One of the core team, the early years consultant and writer Margaret Edgington, wrote this article about the campaign for Primary Leadership Today Magazine in 2009.
From January 2009 to May 2011 the writer and OpenEYE editor Wendy Ellyatt produced a regular newsletter that highlighted the issues and identified all the relevant media items together with research reports and papers. This was sent out to its list of 3500 supporters. You can see the newsletter archive here.
Reports such as the recent UNICEF comparison of child wellbeing are increasingly confirming OpenEYE's concerns and highlighting the urgency of the situation.
The History
Open EYE was set up in November 2007, in response to fears that the government’s new Early Years Foundation Stage was:
The Seven Points of Concern
The seven points outlined below represented the principal concerns regarding the implementation of the Early Years Foundation Stage (hereafter, EYFS) legislation.
(1) EARLY LITERACY
We are very concerned that the literacy goals are both compulsory and, we believe, developmentally inappropriate, including the compulsion to use a particular reading and writing scheme. It seems inevitable that these goals and practices will “filter down” to the under 5s – indeed, this is already happening in many settings. There are major concerns as to whether this kind of cognitive learning is developmentally appropriate for young children; and there exists convincing research which strongly suggests that it isn’t (see our website at www.savechildhood.org – “Articles” section).
It is our opinion that the literacy goals represent an acceleration of reading and writing skills before a suitable foundation for these skills has been established. Most importantly, disadvantaged children are the most likely to benefit from an unhurried preparatory experience as a foundation for formal literacy learning. The way in which the well intentioned goal of supporting disadvantaged children is being pursued is therefore misguided - for these are the very children who need a solid foundation in socialisation, listening and speaking skills, and fine motor skills, before proceeding to the demands of reading and writing. Additionally, the research on boys, summer-term birthday children, and the increasing incidence of speech difficulties would support the need for an extensive and strong pre-literacy foundation
(2) A PLAY-BASED EXPERIENCE
Much has been made of the “play-based” nature of the EYFS framework. We believe that the notion of play used in EYFS is one that has lost its true meaning, being narrowly “adult-centric”, and seriously neglecting the subtleties of truly authentic imaginative play with its attendant rewards. For many holistic educators, to speak of “directed” or “structured and purposeful” play is not to speak of play at all; rather, we believe that this is “playful teaching” with a specified learning objective, rather than true, imaginative, creative play. Authentic play typically reaches its peak between children’s fourth and fifth birthdays, and we are concerned that this important characteristic of healthy early childhood development will be seriously hindered by the demands of the EYFS targets. We call for a dialogue and debate on the definition and benefits of play, its contribution to emotional and cognitive intelligence, and its rightful place in the pre-school experience.
(3) AN “AUDIT CULTURE”
The shortcomings of an “audit culture” mentality, with its attendant distracting bureaucratisation and anxiety-generating practices, are beginning to be exposed across the public sector. We further believe that the early years constitute a very delicate and sensitive period in which the values of simple care, quality attachment and non-possessive love should be paramount. It is a flawed framework that imposes an indiscriminating blanket provision across a whole field in order to help – we believe in a misguided way - a minority of children who are especially disadvantaged, when the majority of children will be unnecessarily caught and adversely affected by the new legislation.

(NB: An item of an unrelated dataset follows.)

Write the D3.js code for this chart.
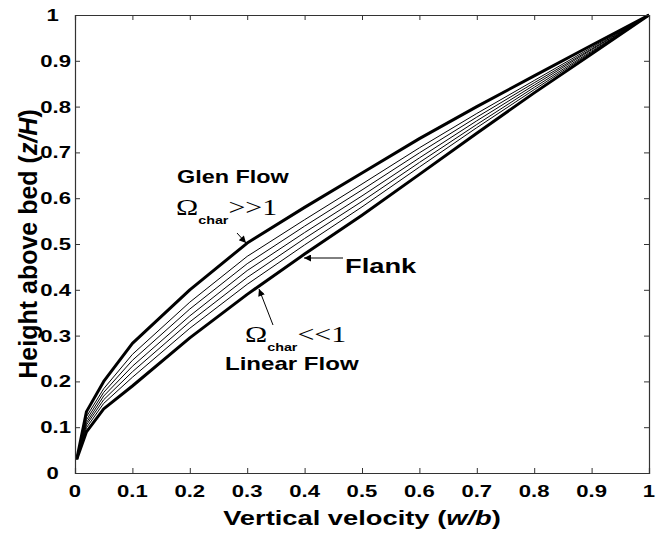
<!DOCTYPE html>
<html>
<head>
<meta charset="utf-8">
<script src="https://cdn.jsdelivr.net/npm/d3@7"></script>
<style>
body { margin: 0; background: #fff; }
svg { display: block; }
text { font-family: "Liberation Sans", Arial, sans-serif; font-weight: bold; fill: #000; }
.serif { font-family: "Liberation Serif", "Times New Roman", serif; font-weight: normal; }
</style>
</head>
<body>
<svg width="666" height="538"></svg>
<script>
const svg = d3.select('svg');

// velocity w/b where the profiles are sampled
const velocity = [0.003, 0.02, 0.05, 0.1, 0.2, 0.3, 0.4, 0.5, 0.6, 0.7, 0.8, 0.9, 1];
// height z/H of each profile, from Glen flow (top) down to linear flow (bottom)
const glenFlow = [0.03, 0.134, 0.2, 0.283, 0.4, 0.502, 0.58, 0.655, 0.73, 0.8, 0.867, 0.934, 1];
const mid1 = [0.03, 0.123, 0.184, 0.259, 0.373, 0.473, 0.553, 0.631, 0.71, 0.785, 0.857, 0.929, 1];
const mid2 = [0.03, 0.116, 0.176, 0.246, 0.358, 0.457, 0.539, 0.618, 0.699, 0.777, 0.852, 0.926, 1];
const mid3 = [0.03, 0.11, 0.168, 0.233, 0.343, 0.442, 0.525, 0.605, 0.688, 0.769, 0.847, 0.924, 1];
const mid4 = [0.03, 0.105, 0.16, 0.221, 0.33, 0.427, 0.512, 0.593, 0.678, 0.761, 0.842, 0.921, 1];
const mid5 = [0.03, 0.099, 0.152, 0.209, 0.316, 0.412, 0.498, 0.581, 0.668, 0.754, 0.837, 0.919, 1];
const linearFlow = [0.03, 0.09, 0.14, 0.19, 0.295, 0.39, 0.478, 0.563, 0.652, 0.742, 0.83, 0.915, 1];

const tickValues = [0, 0.1, 0.2, 0.3, 0.4, 0.5, 0.6, 0.7, 0.8, 0.9, 1];
const tickLabels = ['0', '0.1', '0.2', '0.3', '0.4', '0.5', '0.6', '0.7', '0.8', '0.9', '1'];

const profiles = [
	{ values: glenFlow, width: 3 },
	{ values: mid1, width: 1 },
	{ values: mid2, width: 1 },
	{ values: mid3, width: 1 },
	{ values: mid4, width: 1 },
	{ values: mid5, width: 1 },
	{ values: linearFlow, width: 3 },
];

// the original figure is stretched sideways, so its text is wide
const stretch = 1.3;

const margin = { top: 15, right: 17, bottom: 65, left: 75 };
const innerWidth = 666 - margin.left - margin.right;
const innerHeight = 538 - margin.top - margin.bottom;

const xScale = d3.scaleLinear().domain([0, 1]).range([0, innerWidth]);
const yScale = d3.scaleLinear().domain([0, 1]).range([innerHeight, 0]);

const g = svg.append('g').attr('transform', `translate(${margin.left},${margin.top})`);

// arrow heads
svg.append('defs')
	.append('marker')
	.attr('id', 'head')
	.attr('viewBox', '0 0 10 10')
	.attr('refX', 10)
	.attr('refY', 5)
	.attr('markerWidth', 9)
	.attr('markerHeight', 7)
	.attr('markerUnits', 'userSpaceOnUse')
	.attr('orient', 'auto')
	.append('path')
	.attr('d', 'M0,0L10,5L0,10Z')
	.attr('fill', '#000');

// profiles
const lineGenerator = d3.line()
	.x((d, i) => xScale(velocity[i]))
	.y(d => yScale(d));

g.selectAll('.profile')
	.data(profiles)
	.enter()
	.append('path')
	.attr('class', 'profile')
	.attr('d', d => lineGenerator(d.values))
	.attr('fill', 'none')
	.attr('stroke', '#000')
	.attr('stroke-width', d => d.width)
	.attr('stroke-linejoin', 'round');

// axes, ticks pointing in, box all round
const xAxis = d3.axisBottom(xScale).tickValues(tickValues).tickSize(-5);
const xAxisTop = d3.axisTop(xScale).tickValues(tickValues).tickSize(-5);
const yAxis = d3.axisLeft(yScale).tickValues(tickValues).tickSize(-5);
const yAxisRight = d3.axisRight(yScale).tickValues(tickValues).tickSize(-5);

g.append('g').attr('transform', `translate(0,${innerHeight})`).call(xAxis);
g.append('g').call(xAxisTop);
g.append('g').call(yAxis);
g.append('g').attr('transform', `translate(${innerWidth},0)`).call(yAxisRight);
g.selectAll('.domain').attr('stroke', '#333').attr('stroke-width', 1.2);
g.selectAll('.tick line').attr('stroke', '#333');
g.selectAll('.tick text').remove(); // labels are drawn below, widened
g.selectAll('.tick').filter(d => d === 0 || d === 1).select('line').remove();

// text widened with textLength
const widen = sel => {
	const len = sel.node().getComputedTextLength();
	sel.attr('textLength', len * stretch).attr('lengthAdjust', 'spacingAndGlyphs');
	return sel;
};

const label = (parent, x, y, anchor, size) =>
	parent.append('text')
		.attr('x', x)
		.attr('y', y)
		.attr('text-anchor', anchor)
		.style('font-size', size + 'px');

tickValues.forEach((v, i) => {
	widen(label(g, xScale(v), innerHeight + 24, 'middle', 17).text(tickLabels[i]));
	// MATLAB pads short labels with spaces
	const t = tickLabels[i].length === 1 ? tickLabels[i] + '\u00a0\u00a0' : tickLabels[i];
	widen(label(g, -4, yScale(v) + 6, 'end', 17).text(t));
});

// axis titles
const xTitle = label(svg, margin.left + innerWidth / 2, 525, 'middle', 21);
xTitle.append('tspan').text('Vertical velocity (');
xTitle.append('tspan').style('font-style', 'italic').text('w/b');
xTitle.append('tspan').text(')');
widen(xTitle);

const yTitle = svg.append('text')
	.attr('transform', `translate(37,${margin.top + innerHeight / 2}) rotate(-90)`)
	.attr('text-anchor', 'middle')
	.style('font-size', '25px');
yTitle.append('tspan').text('Height above bed (');
yTitle.append('tspan').style('font-style', 'italic').text('z/H');
yTitle.append('tspan').text(')');

// annotations
widen(label(svg, 177, 183, 'start', 18).text('Glen Flow'));
const omegaHigh = label(svg, 176, 215, 'start', 23);
omegaHigh.append('tspan').attr('class', 'serif').text('\u03a9');
omegaHigh.append('tspan').attr('dy', 9).style('font-size', '11px').text('char');
omegaHigh.append('tspan').attr('class', 'serif').attr('dy', -9).text('>>1');
widen(omegaHigh);

widen(label(svg, 345, 273, 'start', 21).text('Flank'));

const omegaLow = label(svg, 245, 342, 'start', 23);
omegaLow.append('tspan').attr('class', 'serif').text('\u03a9');
omegaLow.append('tspan').attr('dy', 9).style('font-size', '11px').text('char');
omegaLow.append('tspan').attr('class', 'serif').attr('dy', -9).text('<<1');
widen(omegaLow);
widen(label(svg, 225, 370, 'start', 18.5).text('Linear Flow'));

const arrows = [
	[237, 233, 246, 243],
	[343, 258, 304, 258],
	[273, 325, 259, 289],
];
svg.selectAll('.arrow')
	.data(arrows)
	.enter()
	.append('line')
	.attr('class', 'arrow')
	.attr('x1', d => d[0])
	.attr('y1', d => d[1])
	.attr('x2', d => d[2])
	.attr('y2', d => d[3])
	.attr('stroke', '#000')
	.attr('stroke-width', 1)
	.attr('marker-end', 'url(#head)');
</script>
</body>
</html>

It will be extremely difficult, if not impossible, to retain the simple ‘relational’ values of care, attachment, attentiveness and love as core underpinnings to early-years practice if the overweening bureaucratic demands of the new EYFS are not, at the very least, significantly trimmed back. We believe that early-childhood experience is the very last place where “audit culture” values and practices should hold sway.
(4) ASSESSMENT-MINDEDNESS AFFECTING THE UNDER 5s
A mindset of observation and assessment saturates the new framework. It is claimed that it is only 5 year olds who will be subject to the assessment process; yet we all know from experience elsewhere in the schooling system that the very existence of an assessment or testing apparatus at a given age has direct consequences for children significantly below that age, as settings “drill” or prepare their children for the assessment procedure. This “filtering down” of assessment pressures alwaysoccurs, and there is no reason to believe that it will not happen with the EYFS profiling process.
Thus, children under 5, who are particularly open and vulnerable to what exists in their environment, will be exposed to assessment anxieties. One consequence of this is the premature “waking-up” of children into adult-like consciousness well before it is appropriate; and this acceleration into needless awareness of adult expectation further generates anxiety. This will be particularly so in environments when imaginative, child-initiated play has been curtailed, with its constant opportunities for self-determined learning and the self-esteem which arises from discovering that “I can do it” rather than “I might fail”.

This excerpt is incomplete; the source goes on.